■ **MATERIAL PROVIDED**
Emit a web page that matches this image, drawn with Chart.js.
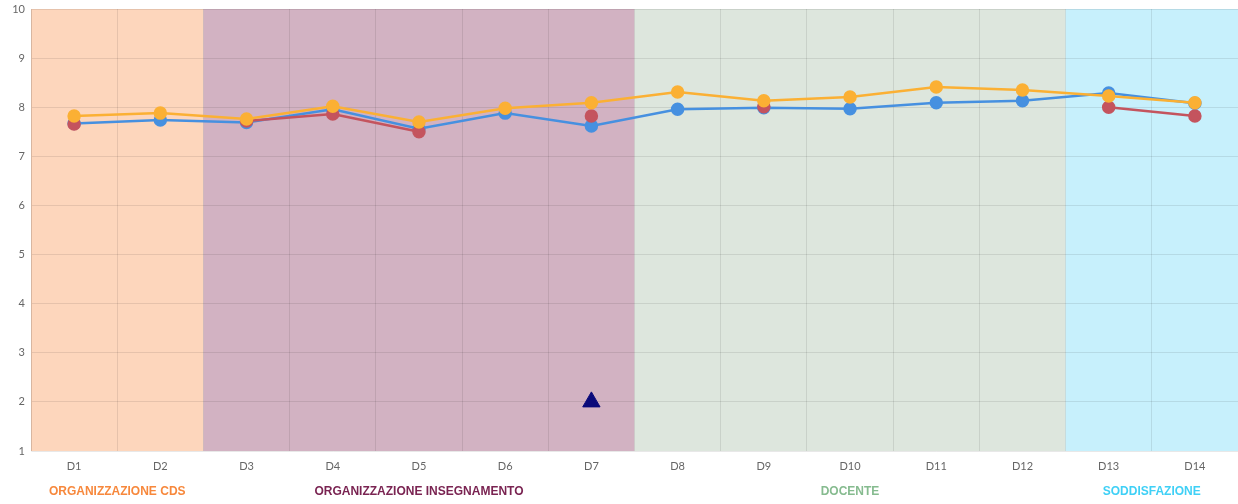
<!DOCTYPE html>
<html>
<head>
<meta charset="utf-8">
<script src="https://cdn.jsdelivr.net/npm/chart.js@4"></script>
<style>
  html, body { margin: 0; padding: 0; background: #fff; }
  #wrap { width: 1238px; height: 504px; }
</style>
</head>
<body>
<div id="wrap"><canvas id="chart" width="1238" height="504"></canvas></div>
<script>
// categories
const labels = ['D1', 'D2', 'D3', 'D4', 'D5', 'D6', 'D7', 'D8', 'D9', 'D10', 'D11', 'D12', 'D13', 'D14'];

// series
const yellowValues = [7.82, 7.88, 7.76, 8.02, 7.70, 7.98, 8.09, 8.31, 8.13, 8.21, 8.41, 8.35, 8.23, 8.09];
const redValues    = [7.66, null, 7.72, 7.86, 7.50, null, 7.82, null, 8.01, null, null, null, 8.00, 7.82];
const blueValues   = [7.67, 7.74, 7.69, 7.96, 7.56, 7.88, 7.62, 7.96, 7.99, 7.97, 8.09, 8.13, 8.29, 8.08];
const markerValues = [null, null, null, null, null, null, 2, null, null, null, null, null, null, null];

// groups of categories
const groupNames  = ['ORGANIZZAZIONE CDS', 'ORGANIZZAZIONE INSEGNAMENTO', 'DOCENTE', 'SODDISFAZIONE'];
const groupStart  = [0, 2, 7, 12];
const groupEnd    = [1, 6, 11, 13];
const groupFills  = ['#fdd6bc', '#d2b2c2', '#dde6dd', '#c7f0fc'];
const groupColors = ['#f7883c', '#7a2452', '#86bb8f', '#3fd0f6'];

const yMin = 1;
const yMax = 10;

// background bands under the grid, group titles under the axis
const bandsPlugin = {
    id: 'bands',
    beforeDraw(chart) {
        const { ctx, chartArea, scales } = chart;
        const x = scales.x;
        const half = (x.getPixelForValue(1) - x.getPixelForValue(0)) / 2;
        ctx.save();
        groupNames.forEach((name, i) => {
            const left = x.getPixelForValue(groupStart[i]) - half;
            const right = x.getPixelForValue(groupEnd[i]) + half;
            ctx.fillStyle = groupFills[i];
            ctx.fillRect(left, chartArea.top, right - left, chartArea.bottom - chartArea.top);
        });
        ctx.restore();
    },
    afterDraw(chart) {
        const { ctx, chartArea, scales } = chart;
        const x = scales.x;
        ctx.save();
        ctx.font = 'bold 12px "Liberation Sans", Arial, sans-serif';
        ctx.textAlign = 'center';
        ctx.textBaseline = 'middle';
        groupNames.forEach((name, i) => {
            const mid = (x.getPixelForValue(groupStart[i]) + x.getPixelForValue(groupEnd[i])) / 2;
            ctx.fillStyle = groupColors[i];
            ctx.fillText(name, mid, chartArea.bottom + 41);
        });
        ctx.restore();
    }
};

const lineStyle = (color) => ({
    borderColor: color,
    backgroundColor: color,
    pointBackgroundColor: color,
    pointBorderColor: color,
    borderWidth: 2.5,
    pointRadius: 5.5,
    pointHoverRadius: 5.5,
    tension: 0,
    spanGaps: false,
    fill: false
});

new Chart(document.getElementById('chart').getContext('2d'), {
    type: 'line',
    data: {
        labels: labels,
        datasets: [
            {
                label: 'Marker',
                data: markerValues,
                showLine: false,
                pointStyle: 'triangle',
                pointRadius: 10,
                pointBackgroundColor: '#0a0a7a',
                pointBorderColor: '#0a0a7a',
                borderColor: '#0a0a7a'
            },
            Object.assign({ label: 'Serie 3', data: yellowValues }, lineStyle('#fbb034')),
            Object.assign({ label: 'Serie 2', data: redValues }, lineStyle('#c4545e')),
            Object.assign({ label: 'Serie 1', data: blueValues }, lineStyle('#4690e0'))
        ]
    },
    options: {
        responsive: false,
        animation: false,
        layout: { autoPadding: false, padding: { top: 9, right: 0, left: 0, bottom: 0 } },
        plugins: {
            legend: { display: false },
            tooltip: { enabled: false }
        },
        scales: {
            x: {
                offset: true,
                grid: {
                    offset: true,
                    color: 'rgba(0,0,0,0.09)',
                    drawTicks: false
                },
                border: { display: false },
                ticks: {
                    color: '#666',
                    font: { family: 'Lato', size: 11 },
                    padding: 9,
                    maxRotation: 0
                },
                afterFit(scale) {
                    scale.height = 53;
                    scale.paddingLeft = 0;
                    scale.paddingRight = 0;
                }
            },
            y: {
                min: yMin,
                max: yMax,
                grid: {
                    color: 'rgba(0,0,0,0.09)',
                    drawTicks: false
                },
                border: { color: 'rgba(0,0,0,0.06)' },
                ticks: {
                    stepSize: 1,
                    color: '#666',
                    font: { family: 'Lato', size: 11 },
                    padding: 6
                },
                afterFit(scale) {
                    scale.width = 31;
                    scale.paddingTop = 0;
                    scale.paddingBottom = 0;
                }
            }
        }
    },
    plugins: [bandsPlugin]
});
</script>
</body>
</html>
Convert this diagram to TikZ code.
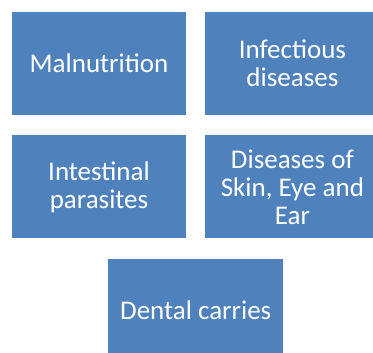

■ **DIRECTIVE**
Output the entries above exactly, without their pictures.

■ **WRITTEN ANSWER**
Emit a web page that matches this image, drawn with Chart.js.
<!DOCTYPE html>
<html>
<head>
<meta charset="utf-8">
<script src="https://cdn.jsdelivr.net/npm/chart.js@4"></script>
<style>
  html, body { margin: 0; padding: 0; background: #fff; }
  #wrap { width: 1238px; height: 504px; }
</style>
</head>
<body>
<div id="wrap"><canvas id="chart" width="1238" height="504"></canvas></div>
<script>
// categories
const labels = ['D1', 'D2', 'D3', 'D4', 'D5', 'D6', 'D7', 'D8', 'D9', 'D10', 'D11', 'D12', 'D13', 'D14'];

// series
const yellowValues = [7.82, 7.88, 7.76, 8.02, 7.70, 7.98, 8.09, 8.31, 8.13, 8.21, 8.41, 8.35, 8.23, 8.09];
const redValues    = [7.66, null, 7.72, 7.86, 7.50, null, 7.82, null, 8.01, null, null, null, 8.00, 7.82];
const blueValues   = [7.67, 7.74, 7.69, 7.96, 7.56, 7.88, 7.62, 7.96, 7.99, 7.97, 8.09, 8.13, 8.29, 8.08];
const markerValues = [null, null, null, null, null, null, 2, null, null, null, null, null, null, null];

// groups of categories
const groupNames  = ['ORGANIZZAZIONE CDS', 'ORGANIZZAZIONE INSEGNAMENTO', 'DOCENTE', 'SODDISFAZIONE'];
const groupStart  = [0, 2, 7, 12];
const groupEnd    = [1, 6, 11, 13];
const groupFills  = ['#fdd6bc', '#d2b2c2', '#dde6dd', '#c7f0fc'];
const groupColors = ['#f7883c', '#7a2452', '#86bb8f', '#3fd0f6'];

const yMin = 1;
const yMax = 10;

// background bands under the grid, group titles under the axis
const bandsPlugin = {
    id: 'bands',
    beforeDraw(chart) {
        const { ctx, chartArea, scales } = chart;
        const x = scales.x;
        const half = (x.getPixelForValue(1) - x.getPixelForValue(0)) / 2;
        ctx.save();
        groupNames.forEach((name, i) => {
            const left = x.getPixelForValue(groupStart[i]) - half;
            const right = x.getPixelForValue(groupEnd[i]) + half;
            ctx.fillStyle = groupFills[i];
            ctx.fillRect(left, chartArea.top, right - left, chartArea.bottom - chartArea.top);
        });
        ctx.restore();
    },
    afterDraw(chart) {
        const { ctx, chartArea, scales } = chart;
        const x = scales.x;
        ctx.save();
        ctx.font = 'bold 12px "Liberation Sans", Arial, sans-serif';
        ctx.textAlign = 'center';
        ctx.textBaseline = 'middle';
        groupNames.forEach((name, i) => {
            const mid = (x.getPixelForValue(groupStart[i]) + x.getPixelForValue(groupEnd[i])) / 2;
            ctx.fillStyle = groupColors[i];
            ctx.fillText(name, mid, chartArea.bottom + 41);
        });
        ctx.restore();
    }
};

const lineStyle = (color) => ({
    borderColor: color,
    backgroundColor: color,
    pointBackgroundColor: color,
    pointBorderColor: color,
    borderWidth: 2.5,
    pointRadius: 5.5,
    pointHoverRadius: 5.5,
    tension: 0,
    spanGaps: false,
    fill: false
});

new Chart(document.getElementById('chart').getContext('2d'), {
    type: 'line',
    data: {
        labels: labels,
        datasets: [
            {
                label: 'Marker',
                data: markerValues,
                showLine: false,
                pointStyle: 'triangle',
                pointRadius: 10,
                pointBackgroundColor: '#0a0a7a',
                pointBorderColor: '#0a0a7a',
                borderColor: '#0a0a7a'
            },
            Object.assign({ label: 'Serie 3', data: yellowValues }, lineStyle('#fbb034')),
            Object.assign({ label: 'Serie 2', data: redValues }, lineStyle('#c4545e')),
            Object.assign({ label: 'Serie 1', data: blueValues }, lineStyle('#4690e0'))
        ]
    },
    options: {
        responsive: false,
        animation: false,
        layout: { autoPadding: false, padding: { top: 9, right: 0, left: 0, bottom: 0 } },
        plugins: {
            legend: { display: false },
            tooltip: { enabled: false }
        },
        scales: {
            x: {
                offset: true,
                grid: {
                    offset: true,
                    color: 'rgba(0,0,0,0.09)',
                    drawTicks: false
                },
                border: { display: false },
                ticks: {
                    color: '#666',
                    font: { family: 'Lato', size: 11 },
                    padding: 9,
                    maxRotation: 0
                },
                afterFit(scale) {
                    scale.height = 53;
                    scale.paddingLeft = 0;
                    scale.paddingRight = 0;
                }
            },
            y: {
                min: yMin,
                max: yMax,
                grid: {
                    color: 'rgba(0,0,0,0.09)',
                    drawTicks: false
                },
                border: { color: 'rgba(0,0,0,0.06)' },
                ticks: {
                    stepSize: 1,
                    color: '#666',
                    font: { family: 'Lato', size: 11 },
                    padding: 6
                },
                afterFit(scale) {
                    scale.width = 31;
                    scale.paddingTop = 0;
                    scale.paddingBottom = 0;
                }
            }
        }
    },
    plugins: [bandsPlugin]
});
</script>
</body>
</html>
Convert this diagram to TikZ code.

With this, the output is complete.